Hereward the Wake (1035-1072) was an Anglo-Saxon nobleman who led a initially successful, yet short-lived rebellion against the Norman lords of England from East Anglia in 1070.

Biography[]

Hereward the Wake was born in Bourne, Lincolnshire, England in 1035 to a Danish father, Asketil, and an Anglo-Saxon mother. Hereward was a minor noble, holding lands at Crowland in the boggy and marshy fenland. He was exiled at the age of eighteen for his disobedience to his father and his disruptive behavior, which had led to him being declared an outlaw by King Edward the Confessor. He went into exile in Cornwall, Ireland, and Flanders, taking part in Baldwin V of Flanders' expeditions in the Scheldt estuary during the early 1060s. Hereward became a successful mercenary who took part in tournaments at Cambrai and married a Gallo-Germanic woman at Saint-Omer.

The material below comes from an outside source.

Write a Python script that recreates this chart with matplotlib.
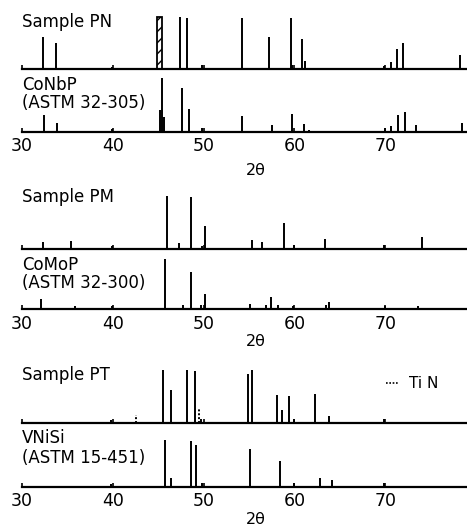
import matplotlib
matplotlib.use("Agg")
import matplotlib.pyplot as plt

# peak positions (2 theta) and heights (relative)
pn_pos = [32.3, 33.7, 39.9, 47.4, 48.2, 49.8, 54.25, 57.2, 59.6, 59.75, 60.85, 61.2,
          69.9, 70.6, 71.25, 72.0, 78.25]
pn_int = [32, 26, 2, 52, 51, 4, 51, 32, 51, 4, 30, 8, 3, 7, 20, 26, 14]
pn_hatch_pos = 45.15
pn_hatch_int = 52

conbp_pos = [32.45, 33.9, 39.9, 45.2, 45.4, 45.6, 47.65, 48.4, 49.8, 54.25, 57.5, 59.75,
             61.1, 61.65, 70.0, 70.6, 71.35, 72.15, 73.4, 78.5]
conbp_int = [17, 9, 3, 22, 54, 15, 44, 23, 4, 16, 7, 18, 8, 2, 4, 5.5, 17, 20, 7, 9]

pm_pos = [32.3, 35.35, 39.9, 46.0, 47.3, 48.6, 49.8, 50.2, 55.35, 56.45, 58.8, 60.0,
          63.4, 69.9, 74.1]
pm_int = [7, 8, 3, 53, 6, 52, 3, 23, 9, 7, 26, 4, 10, 4, 12]

comop_pos = [32.05, 35.8, 39.9, 45.7, 47.7, 48.6, 49.75, 50.2, 55.1, 56.9, 57.45, 58.2,
             59.8, 63.5, 63.85, 70.0, 73.55]
comop_int = [10, 3, 3, 50, 4, 37, 4, 15, 5, 4, 12, 4, 3, 4, 7, 3, 3]

pt_pos = [39.8, 45.5, 46.4, 48.2, 49.0, 49.75, 54.9, 55.35, 58.05, 58.65, 59.4, 59.9,
          62.3, 63.75, 69.9]
pt_int = [3, 53, 33, 53, 52, 4, 49, 53, 28, 13, 27, 4, 29, 7, 4]
tin_pos = [42.5, 49.45]
tin_int = [8, 14]

vnisi_pos = [39.8, 45.7, 46.45, 48.6, 49.2, 49.8, 55.15, 58.45, 59.9, 62.8, 64.1, 69.9]
vnisi_int = [3, 47, 9, 46, 42, 4, 38, 26, 4, 9, 7, 4]

ticks = [30, 40, 50, 60, 70]

W, H = 467, 527
fig = plt.figure(figsize=(W / 100, H / 100), dpi=100)
plt.rcParams['font.family'] = ['DejaVu Sans']

x0 = 22
xmax = 79
ax_h = 56


def make_axes(base_y, labels):
    ax = fig.add_axes([x0 / W, 1 - base_y / H, (W - x0) / W, ax_h / H])
    ax.set_xlim(30, xmax)
    ax.set_ylim(0, ax_h)
    for s in ['top', 'right', 'left']:
        ax.spines[s].set_visible(False)
    ax.spines['bottom'].set_linewidth(1.6)
    ax.set_yticks([])
    ax.set_xticks(ticks)
    ax.tick_params(axis='x', direction='in', length=3, width=1.2,
                   labelbottom=labels, labelsize=12.5, pad=4)
    ax.patch.set_visible(False)
    return ax


def sticks(ax, pos, ints, style='-'):
    ax.vlines(pos, 0, ints, colors='black', linewidth=1.4, linestyles=style)


groups = [
    (69.3, 131.7, 'Sample PN', 47, ['CoNbP', '(ASTM 32-305)'], [46.7, 28.7],
     pn_pos, pn_int, conbp_pos, conbp_int, 170),
    (249, 309.3, 'Sample PM', 52, ['CoMoP', '(ASTM 32-300)'], [44.3, 26.6],
     pm_pos, pm_int, comop_pos, comop_int, 342),
    (423.3, 486.7, 'Sample PT', 48.3, ['VNiSi', '(ASTM 15-451)'], [48.4, 28.4],
     pt_pos, pt_int, vnisi_pos, vnisi_int, 520),
]

axes_top = []
for (yb1, yb2, name, name_y, ref, ref_y, p1, i1, p2, i2, lab_y) in groups:
    a1 = make_axes(yb1, False)
    a2 = make_axes(yb2, True)
    sticks(a1, p1, i1)
    sticks(a2, p2, i2)
    a1.text(30, name_y, name, fontsize=12, va='center', ha='left')
    for t, ty in zip(ref, ref_y):
        a2.text(30, ty, t, fontsize=12, va='center', ha='left')
    a2.text(55.8, yb2 - lab_y, '2θ', fontsize=11.5, va='center', ha='center')
    axes_top.append(a1)

# hatched peak in sample PN
axes_top[0].bar([pn_hatch_pos], [pn_hatch_int], width=0.6, color='white',
                edgecolor='black', hatch='///', linewidth=1.3)

# TiN peaks (dotted) in sample PT
sticks(axes_top[2], tin_pos, tin_int, style=(0, (1, 1)))
axes_top[2].plot([70.1, 71.5], [40, 40], color='black', linestyle=(0, (1, 1)),
                 linewidth=1.2)
axes_top[2].text(72.6, 40, 'Ti N', fontsize=11, va='center', ha='left')

fig.savefig('out.png', dpi=100)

He returned to England a few days after Baldwin's death in September 1067, finding his father's lands taken over by Normans and his murdered brother's head hanging above his home's door. He then crept up on a group of drinking Normans, slaughtering them before placing their heads above his door. Together with the Danes, he laid siege to the monastery on the Isle of Ely in The Fens of East Anglia, and the Dano-Saxon rebels had good food supplies, local allies, and support from Earl Morcar of Northumbria. King William the Conqueror built a mile-long wooden ramp to the island, but the ramp collapsed when the Normans charged across it; many of them drowned due to the weight of their armor. William then supposedly enlisted the help of an old witch to terrorize the rebels, and Hereward set the fens and the wtich's tower on fire to strike back. The Normans then bribed local monks to lead them via secret route to the island, and Hereward was defeated; Edwin of Mercia was killed, while Morcar was again imprisoned. Hereward was later liberated from prison by his followers and remarried to a woman named Alftruda after his first wife Turfida entered a convent; as he never received a pardon from William, Hereward went into exile in Scotland.